Square Peg ● Round Hole







Let me state for the record, it is rare that I get sick. Maybe it is because I limit my time with the human race or perhaps my immune system is a rock star. Whatever it is, I love it. Except my immune system apparently is a cheating whore because she seems to have gotten involved with a nasty germ. Bitch.

I pushed through like the little trooper that I am. Continuing to revise on Saturday and was set to repeat that schedule on Sunday until I was forced to “call in” sick. I know you are probably wondering who I would have to call in to, since I am a writer and work alone. See, that is where you are wrong. Those characters that have been woven into my brain had a private meeting without me. They thought it would be “best” if I stepped out of the revision process because they are worried I will get them all sick. Whatever.
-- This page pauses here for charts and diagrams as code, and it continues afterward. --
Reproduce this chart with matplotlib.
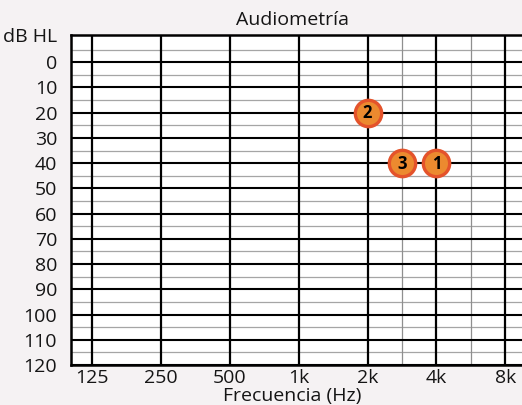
import matplotlib.pyplot as plt

frecuencias = [125, 250, 500, 1000, 2000, 4000, 8000]
etiquetas_x = ["125", "250", "500", "1k", "2k", "4k", "8k"]
frec_intermedias = [2830, 5660]
niveles_db = list(range(0, 121, 10))
niveles_medios = list(range(-5, 121, 10))

puntos_frec = [4000, 2000, 2830]
puntos_db = [40, 20, 40]
puntos_num = ["1", "2", "3"]

fondo = "#f5f2f3"
plt.rcParams["font.family"] = ["Open Sans", "DejaVu Sans"]

fig = plt.figure(figsize=(5.22, 4.05), dpi=100, facecolor=fondo)
ax = fig.add_axes([71 / 522, 40 / 405, 462 / 522, 330.5 / 405])
ax.set_facecolor("white")

ax.set_xscale("log", base=2)
ax.set_xlim(125 * 2 ** -0.30, 8000 * 2 ** 0.40)
ax.set_ylim(120, -11)

# rejilla
for y in niveles_medios:
    ax.axhline(y, color="#a5a5a5", lw=0.9, zorder=1)
for y in niveles_db:
    ax.axhline(y, color="black", lw=1.5, zorder=2)
for f in frec_intermedias:
    ax.axvline(f, color="#8f8f8f", lw=0.9, zorder=1)
for f in frecuencias:
    ax.axvline(f, color="black", lw=1.6, zorder=2)

for s in ax.spines.values():
    s.set_linewidth(1.8)
    s.set_color("black")

ax.set_xticks(frecuencias)
ax.set_xticklabels(etiquetas_x)
ax.set_xticks([], minor=True)
ax.set_yticks(niveles_db)
ax.set_yticklabels([str(v) for v in niveles_db])
ax.tick_params(length=0, labelsize=14, colors="#151515")
ax.tick_params(axis="y", pad=10)
ax.tick_params(axis="x", pad=3)

ax.text(-14 / 462, -10, "dB HL", transform=ax.get_yaxis_transform(),
        ha="right", va="center", fontsize=14, color="#151515")

# puntos
ax.scatter(puntos_frec, puntos_db, s=360, facecolor="#ec8a2f",
           edgecolor="#e4532b", linewidth=2.4, zorder=5, clip_on=False)
for f, d, n in zip(puntos_frec, puntos_db, puntos_num):
    ax.text(f, d + 0.3, n, ha="center", va="center", fontsize=12,
            fontweight="bold", color="black", zorder=6)

fig.text(292 / 522, 1 - 20 / 405, "Audiometría", ha="center", va="center",
         fontsize=14, color="#151515")
fig.text(292 / 522, 1 - 396 / 405, "Frecuencia (Hz)", ha="center", va="center",
         fontsize=14, color="#151515")

fig.savefig("out.png", dpi=100, facecolor=fondo)
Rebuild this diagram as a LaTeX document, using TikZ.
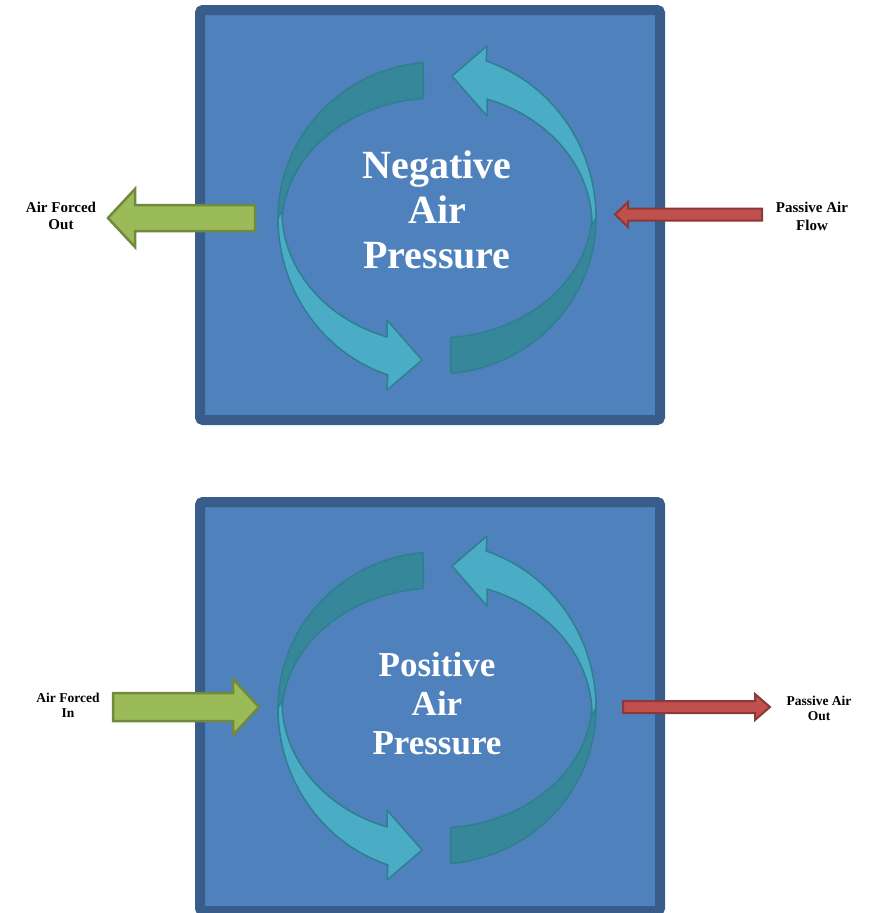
\documentclass[tikz,border=0pt]{standalone}
\usepackage{fontspec}
\setmainfont{Liberation Serif}
\definecolor{boxfill}{HTML}{4F81BD}
\definecolor{boxline}{HTML}{385D8A}
\definecolor{tealfront}{HTML}{4BACC6}
\definecolor{tealback}{HTML}{37879B}
\definecolor{tealline}{HTML}{2E7F8F}
\definecolor{greenfill}{HTML}{9BBB59}
\definecolor{greenline}{HTML}{71893F}
\definecolor{redfill}{HTML}{C0504D}
\definecolor{redline}{HTML}{8C3836}
\tikzset{
  chamber/.style={draw=boxline, fill=boxfill, line width=10pt, rounded corners=3pt},
  backband/.style={fill=tealback, draw=tealline, line width=1.5pt, line join=round},
  frontband/.style={fill=tealfront, draw=tealline, line width=1.5pt, line join=round},
  greenarrow/.style={fill=greenfill, draw=greenline, line width=2.5pt, line join=miter},
  redarrow/.style={fill=redfill, draw=redline, line width=2pt, line join=miter},
  bigtxt/.style={text=white, font=\bfseries\fontsize{40}{45}\selectfont, align=center, text width=260pt, anchor=base, inner sep=0pt},
  bigtxtb/.style={text=white, font=\bfseries\fontsize{35}{39}\selectfont, align=center, text width=260pt, anchor=base, inner sep=0pt},
  lbl/.style={text=black, font=\bfseries\fontsize{15}{17.5}\selectfont, align=center, inner sep=0pt},
  lblb/.style={text=black, font=\bfseries\fontsize{13.5}{15}\selectfont, align=center, inner sep=0pt},
  pics/halfcycle/.style={code={
    \filldraw[backband] (265:159 and 156) arc[start angle=265, end angle=177, x radius=159, y radius=156]
      -- (-155,7) arc[start angle=180, end angle=265, x radius=155, y radius=127] -- cycle;
    \filldraw[frontband] (-159,0) arc[start angle=180, end angle=108, x radius=159, y radius=165]
      -- (-50,172) -- (-15,142) -- (-50,102) -- (-50,118.9)
      arc[start angle=108.8, end angle=180, x radius=155, y radius=133] -- cycle;
  }}
}
\begin{document}
\begin{tikzpicture}[x=1pt, y=-1pt]
\useasboundingbox (0,0) rectangle (868,913);
\fill[white] (0,0) rectangle (868,913);

% top chamber
\draw[chamber] (200,10) rectangle (660,420);
\pic at (437,218) {halfcycle};
\pic[rotate=180] at (437,218) {halfcycle};
\node[bigtxt] (neg) at (437,178) {Negative\\Air\\Pressure};

% bottom chamber
\draw[chamber] (200,502) rectangle (660,911);
\pic at (437,708) {halfcycle};
\pic[rotate=180] at (437,708) {halfcycle};
\node[bigtxtb] (pos) at (437,676) {Positive\\Air\\Pressure};

% top side arrows
\filldraw[greenarrow] (255,205) -- (135,205) -- (135,189) -- (108,218) -- (135,247) -- (135,231) -- (255,231) -- cycle;
\filldraw[redarrow] (762,208.5) -- (628,208.5) -- (628,202) -- (615,214.5) -- (628,227) -- (628,220.5) -- (762,220.5) -- cycle;
\node[lbl] (out) at (61,216) {Air Forced\\Out};
\node[lbl] (flow) at (812,216.5) {Passive Air\\Flow};

% bottom side arrows
\filldraw[greenarrow] (113,693) -- (233,693) -- (233,679) -- (259,707) -- (233,735) -- (233,721) -- (113,721) -- cycle;
\filldraw[redarrow] (623,701) -- (755,701) -- (755,694) -- (770,707) -- (755,720) -- (755,713) -- (623,713) -- cycle;
\node[lblb] (in) at (68,705.5) {Air Forced\\In};
\node[lblb] (pout) at (819,708.5) {Passive Air\\Out};
\end{tikzpicture}
\end{document}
The little men with their ice picks where chiseling at my brain while my cough sounded like I have been smoking Marlboro cigarettes for fifty years. Total bliss.

So I took a forced sick day where I resided in bed with the book of day, surrounded by two Basset hounds and a pound of tissues. My family was especially nice to me. Catering to my needs. Probably because they didn’t want to experience my wrath. Fun fact, I am not a delight when I don’t feel well. You are probably stunned. Totally understand, since I normally rival the temperament of Mother Teresa.

This morning, I am feeling 75 percent better. The little men with their ice picks have moved on to another victim while my cough still sounds like I smoke, but only for twenty-five years instead of fifty. Progress, my friends. I just hope my “coworkers” are cool with me coming back to work today. They are really a picky bunch.